People inevitably try to find out why an ordained minister – a former touring Protestant evangelist, missionary and associate pastor – is now an ardent atheist.

Barker says he is prepared to defend shrugging off his beliefs.

“I have half the battle won. They can’t say I haven’t read the Bible. They can’t say I don’t know the facts about Christianity,” he said.

Nor does he shy away from an argument.

“I love the stigma” associated with rejecting those beliefs, he said.

Daytona Beach-area residents can hear him in a series of events this weekend sponsored by Central Florida Freethinkers, a group of area residents who are members of Barker’s Freedom From Religion Foundation based in Madison, Wis.

Barker, 41, will attend a public reception in his honor at 6 p.m. Friday at the Unitarian Universalist Society of Ormond Beach meeting hall, 56 N. Halifax Drive. After media sessions Saturday morning, he will participate in free public forums at 10:30 a.m. and 1 p.m. at the hall.

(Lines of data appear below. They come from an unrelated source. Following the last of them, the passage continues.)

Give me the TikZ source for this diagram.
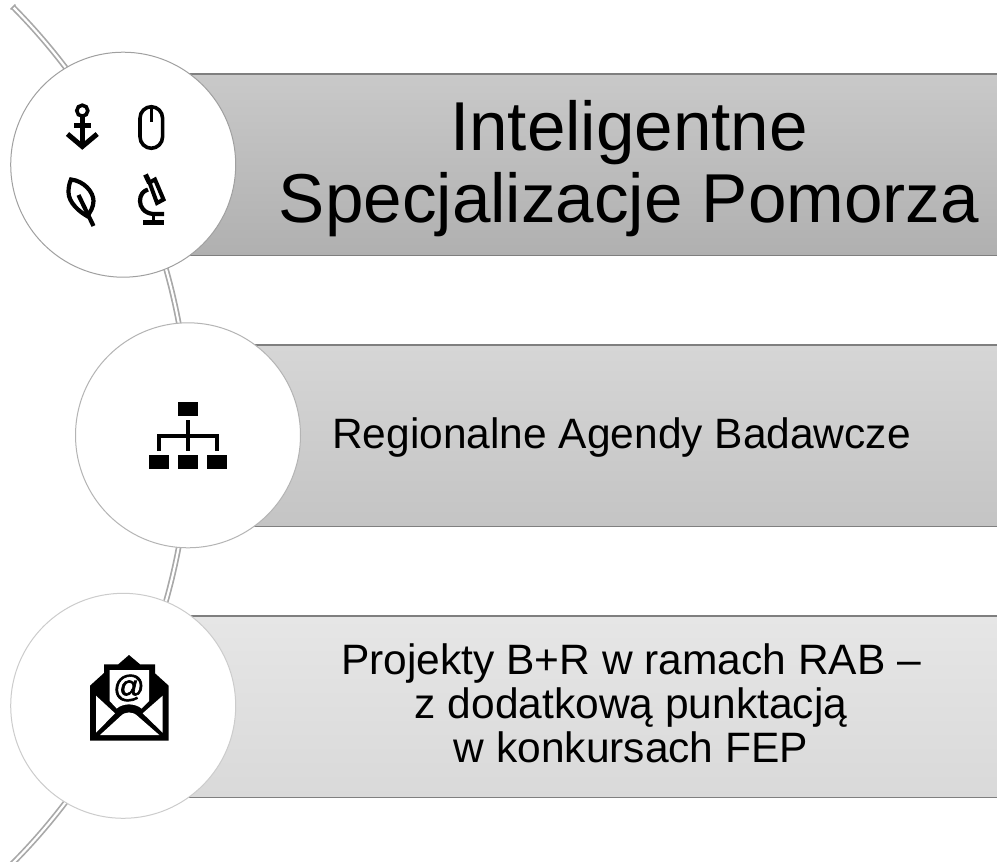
\documentclass[tikz,border=0pt]{standalone}
\usepackage{fontspec}
\setmainfont{Liberation Sans}
\newfontfamily\heavyat[FakeBold=2]{Liberation Sans}
\definecolor{edgeA}{HTML}{7F7F7F}
\definecolor{ringA}{HTML}{A0A0A0}
\definecolor{ringB}{HTML}{B4B4B4}
\definecolor{ringC}{HTML}{CCCCCC}
\definecolor{spineC}{HTML}{A8A8A8}
\definecolor{oneT}{HTML}{C9C9C9}
\definecolor{oneB}{HTML}{B0B0B0}
\definecolor{twoT}{HTML}{D6D6D6}
\definecolor{twoB}{HTML}{C4C4C4}
\definecolor{threeT}{HTML}{E6E6E6}
\definecolor{threeB}{HTML}{D9D9D9}
\tikzset{
  barfill/.style 2 args={top color=#1,bottom color=#2,draw=none,minimum width=870pt,minimum height=181pt,anchor=north west,inner sep=0pt},
  barline/.style={draw=edgeA,line width=1.2pt},
  disc/.style={circle,fill=white,draw=#1,line width=1pt,minimum size=225pt,inner sep=0pt},
  spine/.style={draw=spineC,line width=1.7pt,double=white,double distance=2.2pt},
  glyph/.style={draw=black,line width=3.6pt,fill=none},
  wire/.style={draw=black,line width=4pt},
  caption/.style={align=center,text=black,inner sep=0pt}
}
\begin{document}
\begin{tikzpicture}[x=1pt,y=-1pt]
\useasboundingbox (0,0) rectangle (997,862);
\fill[white] (0,0) rectangle (997,862);
% spine
\coordinate (spinetop) at (13,7);
\draw[spine] (spinetop) arc[start angle=-44.74,end angle=45.7,radius=608];
\draw[spineC,line width=1.5pt] (10.6,9.4) -- (15.4,4.6);
% bars
\node[barfill={oneT}{oneB}] (bar1) at (127,74) {};
\node[barfill={twoT}{twoB}] (bar2) at (127,345) {};
\node[barfill={threeT}{threeB}] (bar3) at (127,616) {};
\foreach \b in {bar1,bar2,bar3}{
  \draw[barline] (\b.north west) -- (\b.north east);
  \draw[barline] (\b.south west) -- (\b.south east);
}
% discs
\node[disc=ringA] (c1) at (123.2,164.7) {};
\node[disc=ringB] (c2) at (188,435.3) {};
\node[disc=ringC] (c3) at (123.2,705.8) {};
% anchor icon
\draw[glyph] (82.3,110.7) circle[radius=5.5];
\draw[glyph,line width=4.4pt] (82.3,116) -- (82.3,146);
\draw[glyph,line width=4.6pt] (74,125.7) -- (91,125.7);
\draw[glyph,line width=5pt] (67.5,134) -- (82.3,146.5) -- (97.2,134);
% mouse icon
\draw[glyph,rounded corners=11.5pt] (140,106.7) rectangle (162.6,148.3);
\draw[glyph] (151.3,106.7) -- (151.3,121.5);
% leaf icon
\draw[glyph,line width=4.2pt] (71,179.5) .. controls (84,181) and (93.5,192) .. (93.5,201) .. controls (93.5,207) and (90,213) .. (87,216) .. controls (80,212) and (68.5,203) .. (68.5,192) .. controls (68.5,187) and (69.5,183) .. (71,179.5) -- cycle;
\draw[glyph,line width=4.2pt] (78.5,195) -- (93.5,226);
% microscope icon
\draw[glyph,line width=4pt] (149.5,182.5) -- (155,179.5) -- (163.5,199.5) -- (157,203) -- cycle;
\draw[glyph,line width=5pt] (145.5,174.5) -- (149.5,183);
\draw[glyph,line width=4.2pt] (164,214) -- (153,214) .. controls (144,213) and (140,207) .. (140,201) .. controls (140,195) and (143,191) .. (148,189.5);
\draw[glyph] (153.3,214) -- (153.3,222);
\fill[black] (143.3,219.8) rectangle (164,224.5);
% org chart icon
\fill[black] (178,402) rectangle (198,416);
\fill[black] (148.7,455.3) rectangle (168.7,469);
\fill[black] (178,455.3) rectangle (198,469);
\fill[black] (207.3,455.3) rectangle (227.3,469);
\draw[wire] (188,420) -- (188,451);
\draw[wire] (158.7,451) -- (158.7,435.7) -- (217.3,435.7) -- (217.3,451);
% envelope icon
\fill[black] (90,685.7) -- (104,673) -- (104,664.3) -- (118.3,664.3) -- (129,655) -- (140,664.3) -- (155,664.3) -- (155,673.3) -- (168.7,685.7) -- (168.7,740.7) -- (90,740.7) -- cycle;
\fill[white] (109.7,670) -- (149,670) -- (149,701) -- (141.5,708.5) .. controls (135,703) and (123,703) .. (116.7,708.5) -- (109.7,701) -- cycle;
\fill[white] (96,695.7) -- (115,713.3) -- (96,732.7) -- cycle;
\fill[white] (162.7,695.7) -- (142.7,713.3) -- (162.7,732.7) -- cycle;
\fill[white] (100,735) -- (120,716.7) .. controls (125,711) and (133,711) .. (138.3,716.7) -- (159.3,735) -- cycle;
\node[inner sep=0pt,font=\heavyat\fontsize{31}{31}\selectfont] (at1) at (129,688) {@};
% captions
\node[caption,font=\fontsize{69.2}{72.7}\selectfont] (t1) at (629,168.5) {Inteligentne\\Specjalizacje Pomorza};
\node[caption,font=\fontsize{42.5}{43}\selectfont] (t2) at (621.5,438) {Regionalne Agendy Badawcze};
\node[caption,font=\fontsize{42.5}{44}\selectfont] (t3) at (631,703.5) {Projekty B+R w ramach RAB –\\z dodatkową punktacją\\w konkursach FEP};
\end{tikzpicture}
\end{document}
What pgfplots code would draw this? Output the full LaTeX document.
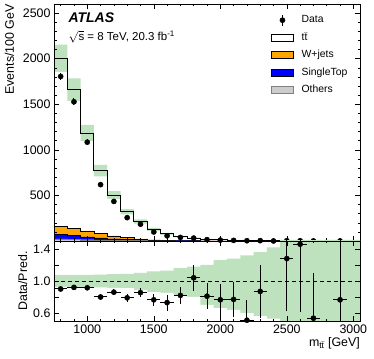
\documentclass[border=0pt]{standalone}
\usepackage{fontspec}
\setmainfont{Liberation Sans}
\usepackage{pgfplots}
\usepackage{pgfplotstable}
\pgfplotsset{compat=1.18}

\definecolor{wjets}{RGB}{255,165,0}
\definecolor{stop}{RGB}{0,0,255}
\definecolor{others}{RGB}{204,204,204}
\definecolor{bandgreen}{RGB}{190,225,190}

% left bin edges, cumulative stacks, MC band (absolute and relative)
\pgfplotstableread{
x    tot   wj   st   ot   lo   hi   rlo   rhi
750  2005  159  74   22   1855 2155 0.925 1.075
850  1660  137  63   18   1536 1785 0.925 1.075
950  1185  111  44   14   1096 1274 0.925 1.075
1050 772   85   33   10   710  834  0.92  1.08
1150 505   55   22   7    462  548  0.915 1.085
1250 322   37   15   5    293  351  0.91  1.09
1350 215   22   10   3.5  191  237  0.89  1.10
1450 128   14   7    2.5  110  143  0.86  1.12
1550 78    9    4.5  1.8  66   88   0.85  1.13
1650 48    6    3    1.2  39   56   0.82  1.16
1750 31    4    2    0.8  25   37   0.80  1.18
1850 19    3    1.4  0.6  14   23   0.70  1.20
1950 13    2    1    0.4  9    16   0.66  1.26
2050 9     1.5  0.7  0.3  6    11.5 0.64  1.28
2150 6     1    0.5  0.2  3.7  7.9  0.60  1.32
2250 4.6   0.7  0.35 0.15 2.7  6.3  0.56  1.36
2350 3.2   0.5  0.25 0.1  1.8  4.5  0.53  1.42
2450 2.3   0.35 0.18 0.08 0    12   0.4   1.6
2550 1.6   0.25 0.12 0.05 0    12   0.4   1.6
2650 1.1   0.18 0.08 0.04 0    12   0.4   1.6
2750 0.8   0.12 0.06 0.03 0    12   0.4   1.6
2850 0.55  0.08 0.04 0.02 0    12   0.4   1.6
2950 0.4   0.06 0.03 0.01 0    12   0.4   1.6
3050 0.4   0.06 0.03 0.01 0    12   0.4   1.6
}\mc

\pgfplotstableread{
x    d     de
800  1805  42
900  1527  39
1000 1084  33
1100 618   25
1200 434   21
1300 256   16
1400 184   14
1500 99    10
1600 57    7.5
1700 39    6.2
1800 32    5.7
1900 15    3.9
2000 10    3.2
2100 7     2.6
2200 3     1.7
2300 4     2
2400 0.3   0.5
2500 2.9   1.7
2600 2.3   1.5
2700 0.6   0.8
2900 0.4   0.6
}\data

\pgfplotstableread{
x    r     re    xe
800  0.90  0.02  50
900  0.92  0.025 50
1000 0.915 0.03  50
1100 0.80  0.035 50
1200 0.86  0.04  50
1300 0.79  0.05  50
1400 0.855 0.055 50
1500 0.765 0.075 50
1600 0.73  0.10  50
1700 0.82  0.11  50
1800 1.04  0.16  50
1900 0.81  0.16  50
2000 0.765 0.20  50
2100 0.77  0.22  50
2200 0.51  0.25  50
2300 0.87  0.33  50
2500 1.28  0.65  50
2600 1.46  0.85  50
2700 0.535 0.56  50
2900 0.765 1.0   50
}\ratio

\pgfplotsset{atlas/.style={
  width=306pt, scale only axis,
  xmin=750, xmax=3050,
  tick align=inside, xtick pos=both, ytick pos=both,
  major tick length=5pt, minor tick length=2.5pt,
  every tick/.style={black, line width=0.5pt},
  axis line style={line width=0.6pt},
  axis on top,
  xtick={1000,1500,...,3000},
  minor xtick={800,900,...,3000},
  /pgf/number format/assume math mode=true,
  /pgf/number format/1000 sep={},
  tick label style={font=\fontsize{12.4}{14}\selectfont},
  label style={font=\fontsize{12.4}{14}\selectfont},
}}

\begin{document}
\begin{tikzpicture}
\begin{axis}[atlas, name=top, at={(0,0)}, anchor=south west,
  height=237pt, ymin=0, ymax=2600,
  xticklabels={},
  ytick={500,1000,...,2500}, minor ytick={100,200,...,2600},
  ylabel={Events/100 GeV},
  ylabel style={at={(axis description cs:-0.131,1)}, anchor=base east, inner sep=0pt},
  legend cell align=left,
  legend style={at={(axis description cs:0.709,0.963)}, anchor=north west,
    draw=none, fill=none, inner sep=0pt, row sep=3pt,
    font=\fontsize{10.4}{12}\selectfont,
    nodes={text height=8pt, text depth=2.5pt}},
]
\addlegendimage{legend image code/.code={
  \draw[black, line width=1pt] (11pt,-5.5pt)--(11pt,5.5pt);
  \fill[black] (11pt,0pt) circle (2.6pt); \path (28pt,0pt);}}
\addlegendentry{Data}
\addlegendimage{legend image code/.code={
  \draw[fill=white, draw=black, line width=0.6pt] (0pt,-3.5pt) rectangle (22pt,3.5pt); \path (28pt,0pt);}}
\addlegendentry{t$\bar{\mbox{t}}$}
\addlegendimage{legend image code/.code={
  \draw[fill=wjets, draw=black, line width=0.6pt] (0pt,-3.5pt) rectangle (22pt,3.5pt); \path (28pt,0pt);}}
\addlegendentry{W+jets}
\addlegendimage{legend image code/.code={
  \draw[fill=stop, draw=black, line width=0.6pt] (0pt,-3.5pt) rectangle (22pt,3.5pt); \path (28pt,0pt);}}
\addlegendentry{SingleTop}
\addlegendimage{legend image code/.code={
  \draw[fill=others, draw=gray, line width=0.6pt] (0pt,-3.5pt) rectangle (22pt,3.5pt); \path (28pt,0pt);}}
\addlegendentry{Others}

% MC uncertainty band: green up to hi, white up to lo
\addplot[const plot mark left, fill=bandgreen, draw=none, forget plot]
  table[x=x, y=hi] {\mc} \closedcycle;
\addplot[const plot mark left, fill=white, draw=none, forget plot]
  table[x=x, y=lo] {\mc} \closedcycle;

% stacked backgrounds
\addplot[const plot mark left, fill=wjets, draw=black, line width=0.4pt, forget plot]
  table[x=x, y=wj] {\mc} \closedcycle;
\addplot[const plot mark left, fill=stop, draw=black, line width=0.4pt, forget plot]
  table[x=x, y=st] {\mc} \closedcycle;
\addplot[const plot mark left, fill=others, draw=gray, line width=0.4pt, forget plot]
  table[x=x, y=ot] {\mc} \closedcycle;

% total prediction
\addplot[const plot mark left, black, line width=0.9pt, forget plot] table[x=x, y=tot] {\mc};

% data
\addplot[only marks, mark=*, mark size=2.6pt, black, forget plot,
  error bars/.cd, y dir=both, y explicit,
  error bar style={line width=1pt}, error mark=none]
  table[x=x, y=d, y error=de] {\data};

\node[anchor=base west, font=\fontsize{14}{16}\selectfont\bfseries\itshape]
  at (axis description cs:0.036,0.924) {ATLAS};
\node[anchor=base west, font=\fontsize{11.5}{13}\selectfont]
  at (axis description cs:0.036,0.846) {$\sqrt{\mbox{s}}$ = 8 TeV, 20.3 fb\textsuperscript{-1}};
\end{axis}

\begin{axis}[atlas, at={(top.south west)}, anchor=north west,
  height=80pt, ymin=0.5, ymax=1.5,
  ytick={0.6,0.8,1.0,1.2,1.4}, yticklabels={0.6,,1.0,,1.4},
  xlabel={m\textsubscript{t$\bar{\mbox{t}}$} [GeV]},
  xlabel style={at={(axis description cs:1,0)}, anchor=base east, inner sep=0pt, yshift=-25pt},
  ylabel={Data/Pred.},
  ylabel style={at={(axis description cs:-0.088,0.5)}, anchor=base, inner sep=0pt},
]
\addplot[const plot mark left, fill=bandgreen, draw=none] table[x=x, y=rhi] {\mc} \closedcycle;
\addplot[const plot mark left, fill=white, draw=none] table[x=x, y=rlo] {\mc} \closedcycle;

\addplot[black, dashed, line width=0.8pt, dash pattern=on 4pt off 3pt]
  coordinates {(750,1) (3050,1)};

\addplot[only marks, mark=*, mark size=2.6pt, black,
  error bars/.cd, x dir=both, x explicit, y dir=both, y explicit,
  error bar style={line width=1pt}, error mark=none]
  table[x=x, y=r, x error=xe, y error=re] {\ratio};
\end{axis}

\pgfresetboundingbox
\path (-54pt,-117pt) rectangle (320pt,241pt);
\end{tikzpicture}
\end{document}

Gordon Williamson, who is organizing the event, said the forums are designed as discussion of the role of the Bible in everyday life. He said dozens of local clergy have been invited to participate and discuss the Bible, but none had accepted by early this week.

Barker developed a nationwide reputation after defending atheism on such television talk shows as Donahue, Oprah Winfrey, Sally Jesse Raphael, and Morton Downey Jr.’s former talk show.

Barker, an accomplished pianist and songwriter, will perform in a free concert at the hall at 7:30 p.m. Saturday.

He accompanied such well-known Christian singers as Pat Boone, Doris Akers and Audrey Meier before he publicly embraced atheism in 1984.

Barker is still collecting royalties for his popular Christian musicals, Mary Had A Little Lamb and His Fleece Was White As Snow.

At 10:30 a.m. Sunday, he will deliver the message at the Unitarian church’s service.

Barker, who regularly tours the nation to speak on religion-related issues, was invited by a local Unitarian church member who heard him at a conference.

His discussions are not limited to atheism. Barker is public relations director of the Freedom from Religion Foundation, a group he said is devoted to upholding the First Amendment’s separation of church and state.

His wife, Annie Laurie Gaylor, is editor of the foundation’s publication, Freethought Today. Her mother, Anne Gaylor, founded the group in 1978.

Barker, who holds a degree in religion from Azusa Pacific University in California and was an evangelist as a teen-ager, joined the foundation in 1984. He said the group has about 4,000 members and has grown about 20 percent a year since 1986.

He expects the growth to subside.

“We’re not trying to convert the whole world to atheism,” Barker said in a phone conversation from his Madison office.

He said the foundation attracts people who are not atheists, too. Members who pay $30 a year to join “are dissenters who care, people who are fed up and want free thought,” he said.

Most similar skeptical groups are small, according to published reports. The American Humanist Association, which recently marked its 50th anniversary, claims about 5,000 members. American Atheists in Texas, a group founded by Madalyn Murray O’Hair – probably the nation’s best-known atheist – has only a few thousand members and is not affiliated with the foundation, Barker said.

He said his foundation has an annual budget of $150,000 to $200,000, which often goes toward joining the American Civil Liberty Union’s lawsuits involving separation of church and state. Major donors enabled the group to pay $165,000 in cash for its new building.

For anyone hoping to find some deep-seated reason behind his rejection of Christianity, Barker said there is none.

“I Left because of intellectual hunger. I lost faith in faith.

“I love the freedom of thought, freedom to think, to question.”

Barker, a computer programmer, said he read books by non-religious authors and, after five years of research, rejected his religion.